Home Health & Hospice Week

Fraud & Abuse:

Check Out These Exceptions To The CTA Rule

No taxes means no reporting.

Don’t assume you are off the hook for Corporate Transparency Act reporting, because you probably aren’t.

There are 23 types of entities exempt from reporting. These exemptions are generally for entities that already have significant government reporting requirements, such as:

  •  Already highly regulated firms (e.g., banks, insurance companies and credit unions)
  • Entities exempt from taxation under Section 501(c) of the Internal Revenue Code (e.g., charitable organizations, churches and religious organizations, private foundations, political organizations, and other nonprofits)
  • Large companies with more than 20 employees and $5 million in annual revenue.
  • Inactive or dormant companies, meaning the company is not holding any kind/type of assets; has not sent/received any funds greater than $1,000 directly or indirectly; was in existence on Jan. 1, 2020, and is not owned by a foreign person.
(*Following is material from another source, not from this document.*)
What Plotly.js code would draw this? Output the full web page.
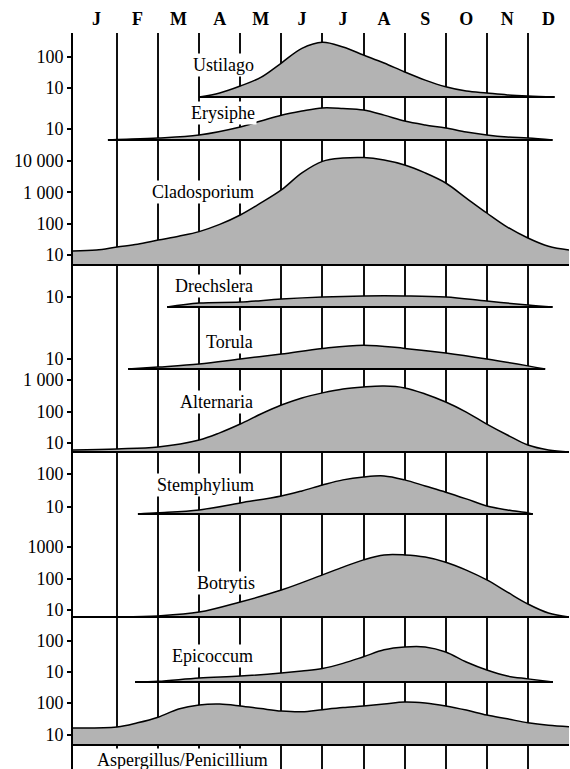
<!DOCTYPE html>
<html><head><meta charset="utf-8">
<script src="https://cdn.plot.ly/plotly-3.0.1.min.js"></script>
<style>html,body{margin:0;padding:0;background:#fff}</style>
</head><body><div id="chart" style="width:570px;height:769px"></div>
<script>
// ---- Data ----
const months = ['J','F','M','A','M','J','J','A','S','O','N','D'];
const monthCenters = [0.5,1.5,2.5,3.5,4.5,5.5,6.5,7.5,8.5,9.5,10.5,11.5];
const monthBounds = [1,2,3,4,5,6,7,8,9,10,11,12];

const ustilagoX = [3,3.5,4,4.5,5,5.5,6,6.5,7,7.5,8,8.5,9,9.5,10,10.5,11,11.65];
const ustilagoY = [5.13,6.9,11.6,22,64,190,300,210,116,64,33,18,11,8,6.9,6,5.5,5.13];

const erysipheX = [0.78,1,2,3,4,4.5,5,5.5,6,6.5,7,7.5,8,8.5,9,9.5,10,10.5,11,11.6];
const erysipheY = [4.42,4.6,5.1,6.4,11.6,18,28,38,48,46,41,28,18,13.5,10.8,8,6.4,5.5,5.1,4.42];

const cladosporiumX = [-0.07,0.5,1,1.5,2,2.5,3,3.5,4,4.5,5,5.5,6,6.5,7,7.5,8,8.5,9,9.5,10,10.5,11,11.5,12];
const cladosporiumY = [13.4,14.4,18,22,30,40,56,95,190,460,1200,4200,9800,12500,13000,10800,7500,4200,2000,660,220,78,35,19,14.4];

const drechsleraX = [2.22,3,4,5,6,7,8,9,10,11,11.6];
const drechsleraY = [4.76,6.4,6.9,8.6,10,10.8,10.8,10,7.4,5.5,4.76];

const torulaX = [1.27,2,3,4,5,6,7,8,9,10,11,11.42];
const torulaY = [4.76,5.5,6.9,10,14.5,22,28,22,15.6,10,6,4.76];

const alternariaX = [-0.07,1,2,3,3.5,4,4.5,5,5.5,6,6.5,7,7.5,8,8.5,9,9.5,10,10.5,11,11.5,12];
const alternariaY = [6,6.5,7.5,12.5,21,40,83,160,270,390,520,600,640,560,360,200,96,40,18,8.6,6,5.18];

const stemphyliumX = [1.51,2,3,4,5,5.5,6,6.5,7,7.5,8,8.5,9,9.5,10,10.5,11,11.12];
const stemphyliumY = [6.1,6.6,8.1,13.2,21.5,30.5,46,66,81,87,66,43,28,17.5,10.7,8.1,6.6,6.1];

const botrytisX = [-0.07,1,2,3,4,5,6,6.5,7,7.5,8,8.5,9,9.5,10,10.5,11,11.5,12];
const botrytisY = [6,6,6.5,8.6,18,43,130,230,390,560,560,480,330,185,90,37,15.5,8,6];

const epicoccumX = [1.44,2,3,4,5,5.5,6,6.5,7,7.5,8,8.5,9,9.5,10,10.5,11,11.61];
const epicoccumY = [4.76,5,6.4,7.4,9.3,10.8,13,19,31,52,64,64,44,21,11.6,7.4,6,4.76];

const aspergillusX = [-0.07,1,1.5,2,2.5,3,3.5,4,4.5,5,5.5,6,6.5,7,7.5,8,8.5,9,9.5,10,10.5,11,11.5,12];
const aspergillusY = [16.5,17.8,24,36,65,87,93,81,67,56,53,62,72,81,93,108,100,81,60,42,32,24,20,18];

const names = ['Ustilago','Erysiphe','Cladosporium','Drechslera','Torula','Alternaria','Stemphylium','Botrytis','Epicoccum','Aspergillus/Penicillium'];
const seriesX = [ustilagoX,erysipheX,cladosporiumX,drechsleraX,torulaX,alternariaX,stemphyliumX,botrytisX,epicoccumX,aspergillusX];
const seriesY = [ustilagoY,erysipheY,cladosporiumY,drechsleraY,torulaY,alternariaY,stemphyliumY,botrytisY,epicoccumY,aspergillusY];
const baselines = [5.13,4.42,4.8,4.76,4.76,5.18,6.1,6.0,4.76,4.87];
const tickVals = [[10,100],[10],[10,100,1000,10000],[10],[10],[10,100,1000],[10,100],[10,100,1000],[10,100],[10,100]];
const tickText = [['10','100'],['10'],['10','100','1 000','10 000'],['10'],['10'],['10','100','1 000'],['10','100'],['10','100','1000'],['10','100'],['10','100']];

// ---- Layout geometry (pixels) ----
const W = 570, H = 769, ML = 73, MR = 1, MT = 33, MB = 0;
const plotH = H - MT - MB, plotW = W - ML - MR;
const py = p => (H - MB - p) / plotH;
const px = p => (p - ML) / plotW;
// [baseline px, top px, px per decade]
const panelGeom = [[97,33,31],[140,97,31],[265,140,31.3],[307,265,31],[369,307,31],[452,369,31.5],[514,452,33],[617,514,31.5],[682,617,31],[745,682,32]];
// label right edge px, center y px
const labelPos = [[256,65],[257,113],[256,192],[255,286],[255,342],[255,402],[256,485],[257,583],[255,656],[270,760]];

const FILL = '#b3b3b3';
const serif = 'Liberation Serif, Times New Roman, serif';

const traces = [{x:[], y:[], xaxis:'x', yaxis:'y', hoverinfo:'skip', showlegend:false}];
const layout = {
  width: W, height: H,
  margin: {l: ML, r: MR, t: MT, b: MB},
  paper_bgcolor: '#fff', plot_bgcolor: 'rgba(0,0,0,0)',
  showlegend: false, hovermode: false,
  font: {family: serif, size: 18, color: '#000'},
  xaxis: {
    domain: [0,1], range: [-0.07, 12], side: 'top', anchor: 'y',
    tickmode: 'array', tickvals: monthCenters, ticktext: months,
    ticks: '', showgrid: false, zeroline: false, showline: false,
    ticklabelstandoff: 3,
    tickfont: {family: serif, size: 18, weight: 'bold', color: '#000'},
    minor: {tickmode: 'array', tickvals: monthBounds, showgrid: true, gridcolor: '#111', gridwidth: 2, ticks: ''}
  },
  yaxis: {domain: [0,1], range: [0,1], showline: true, linewidth: 2, linecolor: '#000',
    showticklabels: false, ticks: '', showgrid: false, zeroline: false},
  xaxis2: {domain: [0,1], range: [-0.07, 12], anchor: 'y2', visible: false, showgrid: false, zeroline: false},
  annotations: []
};

for (let i = 0; i < names.length; i++) {
  const ya = 'y' + (i + 2);
  const [yb, yt, d] = panelGeom[i];
  const base = baselines[i];
  const lb = Math.log10(base);
  layout['yaxis' + (i + 2)] = {
    type: 'log', anchor: 'x2',
    domain: [py(yb + 2), py(yt)],
    range: [lb - 2 / d, lb + (yb - yt) / d],
    tickmode: 'array', tickvals: tickVals[i], ticktext: tickText[i],
    ticks: 'outside', ticklen: 4, tickwidth: 2, tickcolor: '#000',
    showline: true, linewidth: 2, linecolor: '#000',
    showgrid: false, zeroline: false,
    tickfont: {family: serif, size: 18, color: '#000'}
  };
  const xs = seriesX[i];
  traces.push({
    x: [xs[0], xs[xs.length - 1]], y: [base, base],
    xaxis: 'x2', yaxis: ya, mode: 'lines',
    line: {color: '#000', width: 2.2}, hoverinfo: 'skip'
  });
  traces.push({
    x: xs, y: seriesY[i], xaxis: 'x2', yaxis: ya, mode: 'lines',
    fill: 'tonexty', fillcolor: FILL,
    line: {color: '#000', width: 1.5, shape: 'spline', smoothing: 1}, hoverinfo: 'skip'
  });
  layout.annotations.push({
    text: names[i], xref: 'paper', yref: 'paper',
    x: px(labelPos[i][0]), y: py(labelPos[i][1]),
    xanchor: 'right', yanchor: 'middle', showarrow: false,
    bgcolor: '#fff', borderpad: 1,
    font: {family: serif, size: 18, color: '#000'}
  });
}

Plotly.newPlot('chart', traces, layout, {staticPlot: true, displayModeBar: false});
</script>
</body></html>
Caveat: This is a much more limited exception than the term “inactive” implies.

The CTA rule exempts five types of individuals from the definition of “beneficial owner” including for example, a minor child, custodian or creditor.

The reporting company does not have to report an exempt individual as a beneficial owner. See Chapter 2.4 of FinCEN’s Small Entity Compliance Guide for a checklist to help determine whether any exceptions apply.